Part of the problem, I think, is that since the end of World War II we have come to think of armed conflict as an aberration. Economic or political crises should be settled diplomatically. After all, nobody is suggesting that the Bundeswehr is going to march into Greece to demand that it give the Germans their money back. Historically, though, this is arguably an unusual state of affairs. Bismarck famously said that war was the continuation of diplomacy by other means and the idea that disputes between nations should be settled militarily is much older than the concepts of the United Nations and the International Criminal Court. Arguably, our modern notions that history is not about battles are about to be set aside. It is interesting to see the difficulty that the international community has in trying to discuss the future of Ukraine whilst carefully ignoring the reality that that future has already been decided by the presence of Russian tanks on Ukrainian soil.

This does not explain, though, why Britain invaded Buenos Aires at a time when the principal conflict in the area was between the Argentinian people and their Spanish rulers. Nor does it explain the intervention of the British Navy in a conflict between the rulers of Sarawak and a tribe of marauding Sea Dyaks. To a degree, of course, the British were taking advantage of a period of uncertainty in order to strengthen their political and military position. I think, though, that this does not imply that these were calculated moves. There is a lot of truth in the aphorism that the British Empire was acquired mostly in moments of absentmindedness.

When there is cultural or political conflict, there is a tendency for people to resolve the situation with force. Violence is often a response to political or economic upheavals, even when the violence does not in any way address the factors that created it. Thus, there is a clear correlation between economic conditions and the number of lynchings in the southern states of America, although those lynched were more likely to be accused of a sexual crime or a lack of respect rather than anything related to the economy.

It seems, perhaps, that my teachers were at least partly right.

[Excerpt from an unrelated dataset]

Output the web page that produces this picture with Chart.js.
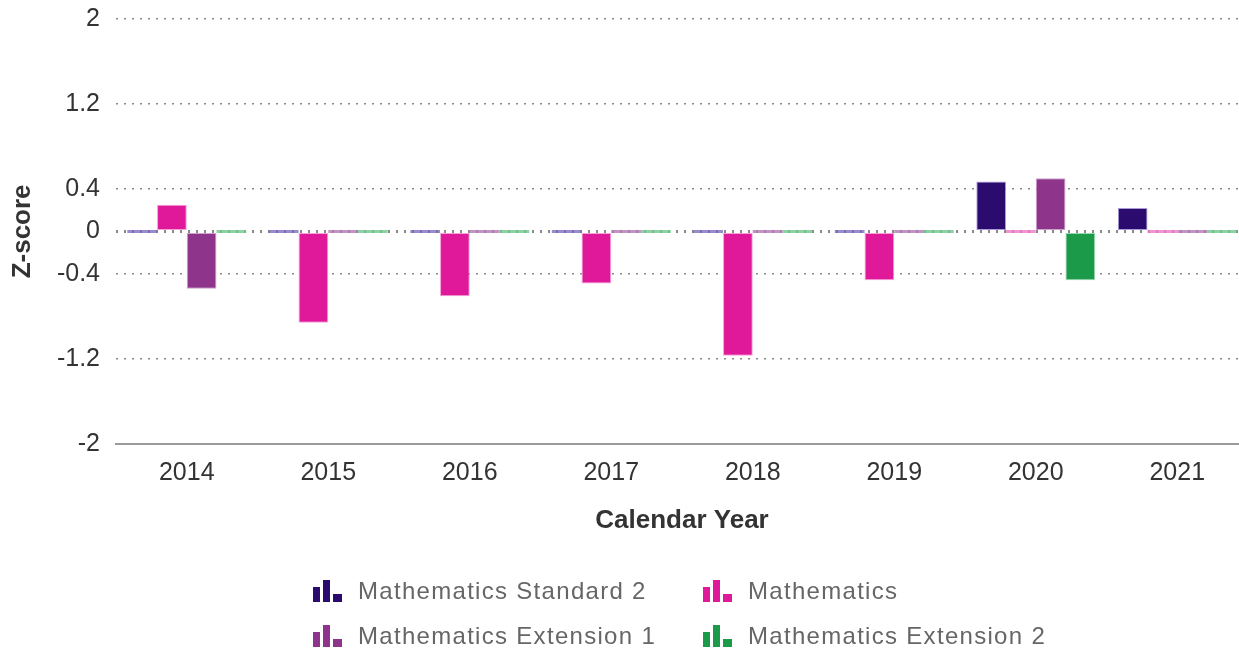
<!DOCTYPE html>
<html>
<head>
<meta charset="utf-8">
<script src="https://cdn.jsdelivr.net/npm/chart.js@4.4.1/dist/chart.umd.min.js"></script>
<style>
  html, body { margin: 0; padding: 0; background: #fff; overflow: hidden; width: 1239px; height: 649px; }
  #wrap { position: absolute; left: 0; top: -12px; width: 1248px; height: 554px; }
  #legend { position: absolute; left: 0; top: 0; width: 1239px; height: 649px; pointer-events: none;
    font-family: "Liberation Sans", Arial, sans-serif; font-size: 24px; letter-spacing: 1.3px; color: #666; }
  .item { position: absolute; display: flex; align-items: center; height: 30px; white-space: nowrap; }
  .icon { position: relative; width: 30px; height: 22px; margin-right: 15px; }
  .icon span { position: absolute; bottom: 0; }
</style>
</head>
<body>
<div id="wrap"><canvas id="c" width="1248" height="554"></canvas></div>
<div id="legend"></div>
<script>
// ---- data ----
const categories = ['2014', '2015', '2016', '2017', '2018', '2019', '2020', '2021'];
const seriesNames = ['Mathematics Standard 2', 'Mathematics', 'Mathematics Extension 1', 'Mathematics Extension 2'];
const std2 = [0, 0, 0, 0, 0, 0, 0.47, 0.22];
const maths = [0.25, -0.86, -0.61, -0.49, -1.17, -0.46, 0, 0];
const ext1 = [-0.54, 0, 0, 0, 0, 0, 0.50, 0];
const ext2 = [0, 0, 0, 0, 0, 0, -0.46, 0];
const yTicks = [-2, -1.2, -0.4, 0, 0.4, 1.2, 2];

// ---- styles ----
const colors = ['#2b0b6e', '#e0189a', '#8e358b', '#1b9a4a'];
const zeroColors = ['rgba(120,100,190,0.75)', 'rgba(240,120,200,0.8)', 'rgba(180,120,180,0.8)', 'rgba(110,200,140,0.8)'];
const borderColors = ['rgba(150,130,210,0.8)', 'rgba(245,150,210,0.9)', 'rgba(200,150,200,0.9)', 'rgba(140,210,165,0.9)'];
const FONT = '"Liberation Sans", Arial, Helvetica, sans-serif';

const allSeries = [std2, maths, ext1, ext2];
const datasets = allSeries.map((vals, i) => ({
  label: seriesNames[i],
  data: vals,
  backgroundColor: (ctx) => (ctx.raw === 0 ? zeroColors[i] : colors[i]),
  borderColor: (ctx) => (ctx.raw === 0 ? zeroColors[i] : borderColors[i]),
  borderWidth: (ctx) => (ctx.raw === 0 ? 0 : 1),
  borderSkipped: false,
  minBarLength: 3,
  categoryPercentage: 0.84,
  barPercentage: 1.0
}));

new Chart(document.getElementById('c'), {
  type: 'bar',
  data: { labels: categories, datasets },
  options: {
    responsive: false,
    animation: false,
    layout: { padding: { top: 3, left: 0, right: 0, bottom: 6 } },
    plugins: { legend: { display: false }, tooltip: { enabled: false } },
    scales: {
      x: {
        offset: true,
        grid: { display: false, drawTicks: false },
        border: { display: true, color: '#9a9a9a', width: 2 },
        ticks: { color: '#333', font: { family: FONT, size: 25 }, padding: 14, maxRotation: 0 },
        title: { display: true, text: 'Calendar Year', color: '#333',
                 font: { family: FONT, size: 26, weight: 'bold' }, padding: { top: 3, bottom: 0 } }
      },
      y: {
        min: -2, max: 2,
        afterBuildTicks: (scale) => { scale.ticks = yTicks.map(v => ({ value: v })); },
        afterFit: (scale) => { scale.width = 116; },
        grid: {
          drawTicks: false,
          color: (ctx) => (ctx.tick && ctx.tick.value === -2 ? 'rgba(0,0,0,0)' : '#8a8a8a'),
          lineWidth: (ctx) => (ctx.tick && ctx.tick.value === 0 ? 3 : 1.5)
        },
        border: { display: false, dash: [2, 6] },
        ticks: { color: '#333', font: { family: FONT, size: 25 }, padding: 16,
                 callback: (v) => String(v) },
        title: { display: true, text: 'Z-score', color: '#333',
                 font: { family: FONT, size: 26, weight: 'bold' }, padding: { top: 7, bottom: 0 } }
      }
    }
  }
});

// ---- legend (HTML) ----
const legendPos = [
  { x: 313, y: 576 }, { x: 703, y: 576 },
  { x: 313, y: 621 }, { x: 703, y: 621 }
];
const legendEl = document.getElementById('legend');
seriesNames.forEach((name, si) => {
  const it = document.createElement('div');
  it.className = 'item';
  it.style.left = legendPos[si].x + 'px';
  it.style.top = legendPos[si].y + 'px';
  const icon = document.createElement('div');
  icon.className = 'icon';
  [[0, 7, 15], [10, 7, 22], [20, 9, 8]].forEach(([l, w, h]) => {
    const b = document.createElement('span');
    b.style.left = l + 'px'; b.style.width = w + 'px'; b.style.height = h + 'px';
    b.style.background = colors[si];
    icon.appendChild(b);
  });
  const txt = document.createElement('span');
  txt.textContent = name;
  it.appendChild(icon);
  it.appendChild(txt);
  legendEl.appendChild(it);
});
</script>
</body>
</html>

History can be taught as a series of military conflicts. However, I do not think that it makes sense to see military achievements as shaping the course of history. Rather, it is that periods of great change are punctuated by military adventures. Waterloo, for example, did not initiate the end of a revolutionary era and bring peace to Europe. After decades of war, Europe was ready for peace and the Great Powers had united to end revolution. The military defeat of Napoleon was an inevitable consequence of social and political change at the beginning of the 19th century: the changes that followed 1815 were not caused by Napoleon's defeat but were the product of the movements that had destroyed him. History can only be understood by looking at social and economic changes, but to pretend that these are not accompanied by violence and conflict is to ignore reality. War is the punctuation of history and to teach the history of an era without teaching about the military campaigns that took place at the time is to present the student with a book in which sentences and paragraphs are run together.

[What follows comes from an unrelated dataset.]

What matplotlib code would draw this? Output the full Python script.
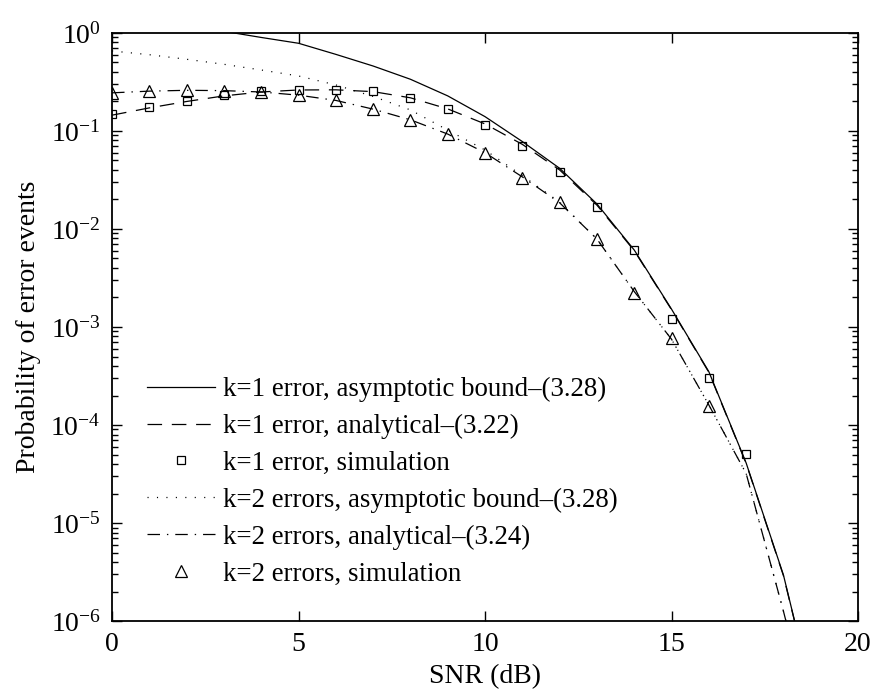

I do not want to spend my life writing about war, but I'm fascinated by the drama of periods of radical change in history and the clashes between different ways of looking at the world. It is not inevitable that writing about these issues will always mean writing about battles, but I suspect that I haven't seen the last of war in my stories. Fortunately, armed conflict, however terrible in reality, can always be turned to good account in fiction. As pedagogical fashions change, I hope that it might also find its way back into the teaching of history.